I have always, ALWAYS hated doing laundry. I've had to do my own laundry since I was 15, and the closest I've ever been to the laundry room was the lone year I lived in a house that required only one flight of stairs and a walk across the house.
Because there is only one washing machine in my apartment building (meaning you can really only do one load at once) letting my clothes pile up into several loads means I either have to spend literal hours running up and down the stairs at 30 minute intervals, or I have to haul the whole business to the laundromat. Which is worse? No, seriously, which, because they both sound just terrible to me.
As I've gotten older, I've realized how this laundry dread begets a dread cycle: the longer I wait, the bigger the laundry pile gets, and the more work the chore itself becomes, thus rendering it that much more dreadful. Now that I've gotten into goal setting and habit-creation, I can see that doing a smaller load, say, once a week (like my mother, my grandmothers, my aunts would have done at minimum, but this is my life we're talking about) would be so much simpler and easier, so much less dreadful. But because I think of laundry as such an onerous task, weekly laundry day is a habit I struggle to set.

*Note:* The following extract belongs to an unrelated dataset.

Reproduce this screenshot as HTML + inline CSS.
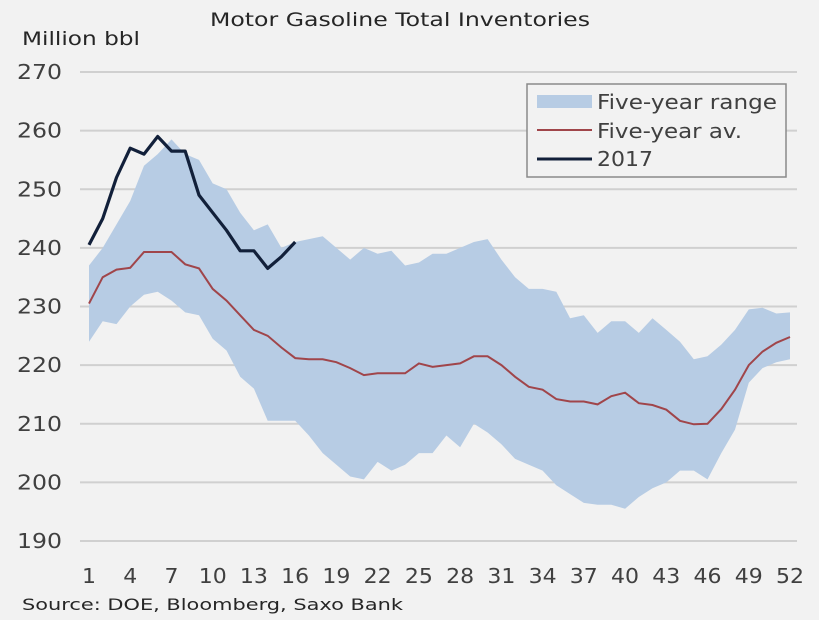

After putting this laundry conundrum behind me earlier today (I opted for the laundromat to save time), I found myself complaining to my roommate about the state of my bedroom. After a period of regular upkeep, I'd let the room I use for both sleeping and working become enough of a cluttered hellscape that the prospect of cleaning it was almost as bad as the prospect of trying to write in it (I'm typing this at the dining room table). Then I stopped complaining, I sat down with my markers and my new pad of paper, and thought about what wisdom I had to share from my day. This is what I came up with.
"Take a little poison every day, and you might just develop a tolerance. But a gallon all at once will kill you."
Laundry is my iocane powder. And damn it, I aim to develop a tolerance.